Pipeline concerns gain additional traction

Well-attended rally coincides with oil spill in English Bay which has been widely-criticized.

A protest on Saturday in Fort Langley, led by the Kwantlen First Nation, gained a lot of traction as a result of the fuel oil spill in English Bay a few days earlier.

The protest was called in opposition to the plans to twin the Kinder Morgan oil pipeline, which runs from Edmonton to Burnaby. The twinned pipeline would run just a short distance south of Fort Langley. The existing pipeline runs along the hillside above the Fraser River through much of Langley, and its western end runs through urban Walnut Grove.

While Kinder Morgan has yet to reveal the exact route of the proposed second pipeline, it is likely it will split away from the original route somewhere near 216 Street and Telegraph Trail, and head north across the Redwoods Golf Course. It will then run parallel to the CN rail line through Langley and into Surrey as far as the Port Mann Bridge.

There were at least 200 people taking part in the march from the Kwantlen lands on McMillan Island to Fort Langley Community Hall, and most of them stayed there for several hours of speeches. It was a very mixed group, with old and young, longtime residents and newcomers, and people from many backgrounds represented.

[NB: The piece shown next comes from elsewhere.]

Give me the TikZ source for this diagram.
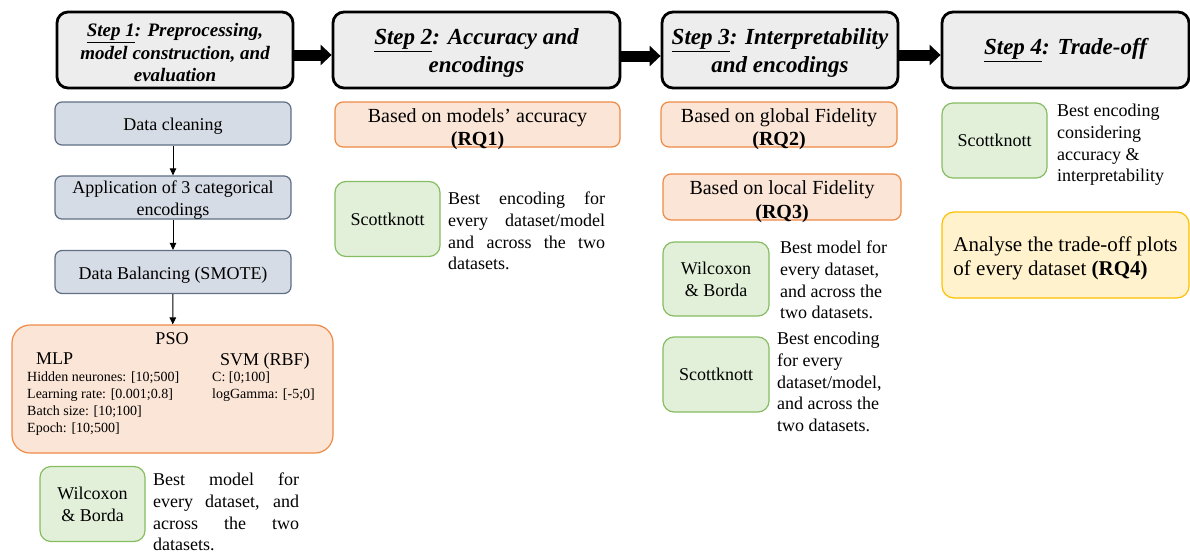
\documentclass[tikz,border=0pt]{standalone}
\usepackage{fontspec}
\setmainfont{Liberation Serif}
\usepackage{xcolor}
\usetikzlibrary{arrows.meta,positioning}

\definecolor{stepfill}{HTML}{EDEDED}
\definecolor{prepfill}{HTML}{D6DCE5}
\definecolor{prepline}{HTML}{5F6F86}
\definecolor{rqfill}{HTML}{FBE5D6}
\definecolor{rqline}{HTML}{EF8A45}
\definecolor{testfill}{HTML}{E2F0D9}
\definecolor{testline}{HTML}{86BC62}
\definecolor{tofill}{HTML}{FFF2CC}
\definecolor{toline}{HTML}{FFC000}

\newcommand{\titlefont}{\fontsize{23}{27.5}\selectfont\bfseries\itshape}
\newcommand{\titlefontsm}{\fontsize{19}{22.5}\selectfont\bfseries\itshape}
\newcommand{\bodyfont}{\fontsize{18}{21.7}\selectfont}
\newcommand{\rqfont}{\fontsize{20}{23.5}\selectfont}
\newcommand{\parfont}{\fontsize{14}{17}\selectfont}
\newcommand{\lift}[1]{\rule{0pt}{#1}}

\begin{document}
\begin{tikzpicture}[
  x=1pt, y=-1pt,
  stepbox/.style={draw, line width=2.8pt, rounded corners=11pt, fill=stepfill,
                  minimum height=76pt, inner sep=2pt, align=center, font=\titlefont},
  prep/.style={draw=prepline, fill=prepfill, line width=1.2pt, rounded corners=7pt,
               minimum width=236pt, minimum height=43pt, inner sep=0pt,
               align=center, font=\bodyfont},
  rq/.style={draw=rqline, fill=rqfill, line width=1.2pt, rounded corners=8pt,
             minimum height=45pt, inner sep=0pt, align=center, font=\rqfont,
             text height=42pt, text depth=0pt},
  test/.style={draw=testline, fill=testfill, line width=1.2pt, rounded corners=11pt,
               minimum width=105pt, minimum height=75pt, inner sep=0pt,
               align=center, font=\bodyfont},
  desc/.style={anchor=north west, inner sep=0pt, font=\bodyfont},
  param/.style={anchor=north west, inner sep=0pt, align=left, font=\parfont},
  bigarr/.style={-{Triangle[length=11pt,width=20pt]}, line width=11pt},
  arr/.style={-{Triangle[length=7pt,width=6.5pt]}, line width=0.9pt}
]
\useasboundingbox (0,0) rectangle (1190,554);

\node[stepbox, minimum width=236pt, font=\titlefontsm] (step1) at (175,50)
  {\lift{19pt}\underline{Step 1}: Preprocessing,\\ model construction, and\\ evaluation};
\node[stepbox, minimum width=287pt] (step2) at (476.5,50)
  {\lift{22pt}\underline{Step 2}: Accuracy and\\ encodings};
\node[stepbox, minimum width=236pt] (step3) at (780,50)
  {\lift{22pt}\underline{Step 3}: Interpretability\\ and encodings};
\node[stepbox, minimum width=247pt] (step4) at (1065.5,50)
  {\underline{Step 4}: Trade-off};

\draw[bigarr] ([yshift=-5pt]step1.east) -- ([yshift=-5pt]step2.west);
\draw[bigarr] ([yshift=-6pt]step2.east) -- ([yshift=-6pt]step3.west);
\draw[bigarr] ([yshift=-5pt]step3.east) -- ([yshift=-5pt]step4.west);

% step 1
\node[prep] (clean) at (173,123.5) {\lift{18.5pt}Data cleaning};
\node[prep] (enc) at (173,197.5) {\lift{17.5pt}Application of 3 categorical\\ encodings};
\node[prep] (smote) at (173,272) {\lift{18.5pt}Data Balancing (SMOTE)};

\node[rq, minimum width=321pt, minimum height=128pt, rounded corners=18pt] (pso)
  at (172.5,389) {};
\node[anchor=north, inner sep=0pt, font=\bodyfont] (psotitle) at (172,332) {PSO};
\node[anchor=north west, inner sep=0pt, font=\bodyfont] (mlp) at (36,353) {MLP};
\node[anchor=north west, inner sep=0pt, font=\bodyfont] (svm) at (220,353) {SVM (RBF)};
\node[param] (mlppar) at (27,372)
  {Hidden neurones: [10;500]\\ Learning rate: [0.001;0.8]\\ Batch size: [10;100]\\ Epoch: [10;500]};
\node[param] (svmpar) at (212,372)
  {C: [0;100]\\ logGamma: [-5;0]};

\draw[arr] (clean) -- (enc);
\draw[arr] (enc) -- (smote);
\draw[arr] (smote) -- (pso);

\node[test] (wb1) at (92.5,504) {Wilcoxon\\ \& Borda};
\node[desc, text width=146pt, align=justify] (wb1txt) at (153,473)
  {Best model for\linebreak every dataset, and\linebreak across the two\linebreak datasets.};

% step 2
\node[rq, minimum width=285pt] (rq1) at (477.5,124.5)
  {Based on models' accuracy\\ \textbf{(RQ1)}};
\node[test] (sk2) at (387.5,219) {Scottknott};
\node[desc, text width=157pt, align=justify] (sk2txt) at (448,192)
  {Best encoding for\linebreak every dataset/model\linebreak and across the two\linebreak datasets.};

% step 3
\node[rq, minimum width=236pt] (rq2) at (779,124.5)
  {Based on global Fidelity\\ \textbf{(RQ2)}};
\node[rq, minimum width=238pt, minimum height=46pt] (rq3) at (782,197)
  {Based on local Fidelity\\ \textbf{(RQ3)}};
\node[test, minimum width=106pt, minimum height=74pt] (wb3) at (716,279) {Wilcoxon\\ \& Borda};
\node[desc, align=left] (wb3txt) at (780,241)
  {Best model for\\ every dataset,\\ and across the\\ two datasets.};
\node[test, minimum width=106pt] (sk3) at (716,374.5) {Scottknott};
\node[desc, align=left] (sk3txt) at (777,332)
  {Best encoding\\ for every\\ dataset/model,\\ and across the\\ two datasets.};

% step 4
\node[test] (sk4) at (994.5,140.5) {Scottknott};
\node[desc, align=left] (sk4txt) at (1057,104)
  {Best encoding\\ considering\\ accuracy \&\\ interpretability};
\node[draw=toline, fill=tofill, line width=1.2pt, rounded corners=12pt,
      minimum width=247pt, minimum height=86pt, inner sep=0pt, align=left,
      font=\fontsize{21}{24}\selectfont] (rq4) at (1065.5,255)
  {\lift{22pt}Analyse the trade-off plots\\ of every dataset \textbf{(RQ4)}};

\end{tikzpicture}
\end{document}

Politically, the absence of identified Conservatives or Liberals was interesting. There were NDP and Green supporters, and even a Green candidate stopped by.

At the local level, the only two politicians that I noticed from my observation point on the edge of the crowd were Langley Township Councillor Petrina Arnason and Langley school trustee Rosemary Wallace.

The Kwantlen people rightly point out that there is no treaty with their nation and that the territory proposed for the pipeline is both historically theirs and unceded.

This is a significant dilemma for the proponents of both the Kinder Morgan and Northern Gateway pipeline projects. They do need to come to terms with First Nations groups in areas where there are no treaties — and getting to that point will be extremely difficult.

As noted in these pages many times over the years, these projects may well be approved by the National Energy Board, and then be tied up in court for decades, due to the lack of treaties with First Nations and the increasingly-thick pile of court precedents which give native people a lot of say on resource projects.

In addition to that, the falling price of oil has put many oilsands projects at risk economically. While some are completely finished, the costs of construction and extraction of oil from the sands mean that oil prices must be significantly high for the projects to be profitable.

In other words, there is no guarantee that there will be a lot of oil to ship. There might be, but there might not be.

The B.C. government has been ambivalent about the pipelines, particularly Northern Gateway, and its concerns about oil spill responses seem to be well-founded.